Sarah is currently a PhD Candidate in the Department of Law at Queen Mary, having been awarded the School of Law PhD Studentship. She is also a Graduate Student Advisor in the Department of Law, and the Managing Editor of the International Community Law Review.
Sarah has a number of publications on the topic of exclusion from refugee status, including ‘Exclusion from Refugee Status and Terrorist-related Offences: the case of AH (Algeria)’ (2012) 26(4) Journal of Immigration, Asylum and Nationality Law 337-348, and ‘Exclusion from Refugee Status: asylum seekers and terrorism in the UK’ (2012) 1 Centre for Criminal Justice and Human Rights Working Papers Series 2-16, for which she was awarded best paper at the Centre for Criminal Justice and Human Rights (CCJHR) Conference at University College Cork, Ireland.
Sarah was also recently awarded the prestigious Modern Law Review Scholarship to continue her doctoral research this academic year.
Sarah's research interests are in refugee law and policy, human rights and migration. Her current research focuses on the exclusion of suspected terrorists from refugee status in the UK. She is examining the UK’s interpretation and application of Article 1F, the ‘exclusion clause’ of the 1951 Convention Relating to the Status of Refugees. The primary focus of this research is to apply the analytical framework of public international law as a means of critically assessing the UK’s domestic asylum law and policy, and recommend how the UK’s domestic regime can be made compatible with the international legal framework.
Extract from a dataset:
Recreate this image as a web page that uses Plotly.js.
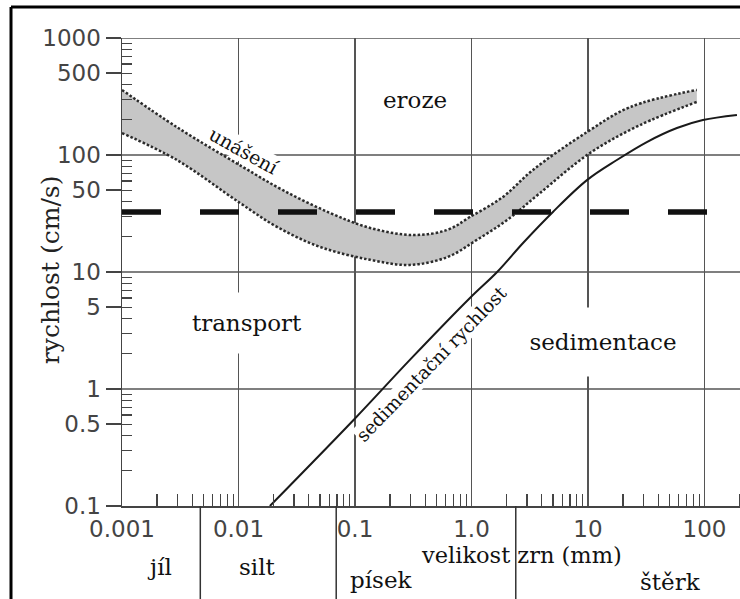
<!DOCTYPE html>
<html><head><meta charset="utf-8">
<script src="https://cdn.plot.ly/plotly-3.0.1.min.js"></script>
<style>html,body{margin:0;padding:0;background:#fff;}#chart{width:740px;height:599px;}</style>
</head><body><div id="chart"></div>
<script>
// Hjulström diagram – grain size (mm) vs. velocity (cm/s)
const grainUpper = [0.001, 0.00296, 0.0109, 0.0241, 0.061, 0.135, 0.315, 0.62, 0.97, 1.86, 3.37, 9.8, 23, 86];
const velUpper   = [360, 173, 79, 50, 32, 23.8, 20.7, 22.9, 29.5, 43.8, 74.5, 157, 257, 360];
const grainLower = [0.001, 0.00296, 0.0103, 0.0214, 0.050, 0.135, 0.296, 0.62, 1.11, 2.02, 3.87, 10.4, 27.9, 86];
const velLower   = [154, 90.6, 38.9, 24.3, 16.4, 12.7, 11.5, 13.4, 18.8, 27.8, 47.3, 104, 180, 284];
const grainSettle = [0.0186, 0.1, 0.3, 0.97, 1.66, 2.77, 5.0, 9.8, 17.7, 32, 58, 97, 190];
const velSettle   = [0.1, 0.56, 1.8, 6.0, 10, 17.7, 32.6, 61, 90.6, 129, 170, 199, 220];
const grainRef = [0.001, 107];
const velRef   = [32.6, 32.6];
const xTickVals = [0.001, 0.01, 0.1, 1, 10, 100];
const xTickText = ['0.001', '0.01', '0.1', '1.0', '10', '100'];
const yTickVals = [0.1, 0.5, 1, 5, 10, 50, 100, 500, 1000];
const yTickText = ['0.1', '0.5', '1', '5', '10', '50', '100', '500', '1000'];
const yGrid = [1, 10, 100, 1000];
const classBounds = [0.0047, 0.069, 2.4];
const classNames = ['jíl', 'silt', 'písek', 'štěrk'];
const classLabelX = [0.0021, 0.0147, 0.167, 51];
const classLabelY = [-0.130, -0.130, -0.158, -0.162];

function minorVals(lo, hi) {
  const out = [];
  for (let e = lo; e < hi; e++) for (let m = 2; m <= 9; m++) out.push(m * Math.pow(10, e));
  return out;
}

const serif = 'DejaVu Serif';
const ink = '#2a2a2a';

const traces = [
  { x: grainLower, y: velLower, mode: 'lines', line: { color: ink, width: 2.5, dash: '2.5px,2px', shape: 'spline', smoothing: 1 }, hoverinfo: 'skip' },
  { x: grainUpper, y: velUpper, mode: 'lines', line: { color: ink, width: 2.5, dash: '2.5px,2px', shape: 'spline', smoothing: 1 },
    fill: 'tonexty', fillcolor: '#c6c6c6', hoverinfo: 'skip' },
  { x: grainSettle, y: velSettle, mode: 'lines', line: { color: '#1a1a1a', width: 2, shape: 'spline', smoothing: 1 }, hoverinfo: 'skip' }
];

const shapes = [];
yGrid.forEach(v => shapes.push({ type: 'line', xref: 'paper', x0: 0, x1: 1, yref: 'y', y0: v, y1: v, layer: 'below', line: { color: '#555', width: 1.3 } }));
classBounds.forEach(b => shapes.push({ type: 'line', xref: 'x', x0: b, x1: b, yref: 'paper', y0: 0, y1: -0.2, line: { color: '#333', width: 1.5 } }));
// dashed reference velocity line (drawn through the data axes)
shapes.push({ type: 'line', xref: 'x', yref: 'y', x0: grainRef[0], x1: grainRef[1], y0: velRef[0], y1: velRef[1], layer: 'above',
  line: { color: '#111', width: 5.5, dash: '39px,39px' } });
// outer frame
shapes.push({ type: 'line', xref: 'paper', yref: 'paper', x0: -0.1796, x1: 1.01, y0: 1.0662, y1: 1.0662, line: { color: '#000', width: 3 } });
shapes.push({ type: 'line', xref: 'paper', yref: 'paper', x0: -0.1796, x1: -0.1796, y0: 1.0662, y1: -0.21, line: { color: '#000', width: 3 } });

const L = Math.log10;
const annotations = [
  { x: L(0.327), y: L(295), xref: 'x', yref: 'y', text: 'eroze', showarrow: false, font: { family: serif, size: 23, color: '#111' } },
  { x: L(0.0118), y: L(3.67), xref: 'x', yref: 'y', text: 'transport', showarrow: false, font: { family: serif, size: 23, color: '#111' },
    bgcolor: '#fff', width: 112, height: 58 },
  { x: L(13.5), y: L(2.52), xref: 'x', yref: 'y', text: 'sedimentace', showarrow: false, font: { family: serif, size: 23, color: '#111' },
    bgcolor: '#fff', width: 150, height: 66 },
  { x: L(0.0112), y: L(108), xref: 'x', yref: 'y', text: 'unášení', showarrow: false, textangle: 29, font: { family: serif, size: 19, color: '#111' },
    bgcolor: '#fff', borderpad: 0 },
  { x: L(0.458), y: L(1.64), xref: 'x', yref: 'y', text: 'sedimentační rychlost', showarrow: false, textangle: -46, font: { family: serif, size: 18.5, color: '#111' },
    bgcolor: '#fff', borderpad: 0 },
  { x: -0.1165, y: 0.504, xref: 'paper', yref: 'paper', xanchor: 'center', yanchor: 'middle', text: 'rychlost (cm/s)', showarrow: false, textangle: -90,
    font: { family: serif, size: 25, color: '#222' } },
  { x: L(2.71), y: -0.105, xref: 'x', yref: 'paper', xanchor: 'center', yanchor: 'middle', text: 'velikost zrn (mm)', showarrow: false,
    font: { family: serif, size: 22.5, color: '#111' } }
];
classNames.forEach((n, i) => annotations.push({ x: L(classLabelX[i]), y: classLabelY[i], xref: 'x', yref: 'paper', xanchor: 'center', yanchor: 'middle',
  text: n, showarrow: false, font: { family: serif, size: 23, color: '#111' } }));

const layout = {
  width: 740, height: 599,
  margin: { l: 122, r: 0, t: 38, b: 93 },
  paper_bgcolor: '#fff', plot_bgcolor: 'rgba(0,0,0,0)',
  showlegend: false,
  xaxis: {
    type: 'log', range: [-3, 2.305], tickvals: xTickVals, ticktext: xTickText,
    ticks: '', ticklabelstandoff: 2, showgrid: true, gridcolor: '#555', gridwidth: 1.3,
    showline: true, linecolor: '#444', linewidth: 1.5, zeroline: false,
    tickfont: { family: 'DejaVu Sans', size: 23, color: '#444' },
    minor: { tickvals: minorVals(-3, 3), ticks: 'inside', ticklen: 12, tickwidth: 1.2, tickcolor: '#444', showgrid: false },
    fixedrange: true
  },
  yaxis: {
    type: 'log', range: [-1, 3], tickvals: yTickVals, ticktext: yTickText,
    ticks: 'outside', ticklen: 15, tickwidth: 1.5, tickcolor: '#444', showgrid: false,
    showline: true, linecolor: '#444', linewidth: 1.5, zeroline: false,
    tickfont: { family: 'DejaVu Sans', size: 23, color: '#444' },
    minor: { tickvals: minorVals(-1, 3), ticks: 'inside', ticklen: 10, tickwidth: 1.2, tickcolor: '#444', showgrid: false },
    fixedrange: true
  },
  shapes: shapes,
  annotations: annotations
};

Plotly.newPlot('chart', traces, layout, { displayModeBar: false, staticPlot: true });
</script>
</body></html>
Secondly, with the cooperation of the UK Border Agency and the President’s Office of the Immigration and Asylum Tribunals, a thorough examination is made of the practical use and application of Article 1F in the UK. Exclusion from refugee status is the most severe sanction that can be imposed in the international refugee regime, and available data indicates that the use of Article 1F has increased in recent years, both in the UK and globally. This is therefore an important area of research and one which it is hoped will not only contribute to the academic literature in the field but also assist policy makers and courts and tribunals in the UK by providing a unique analysis of how this area of law functions in society.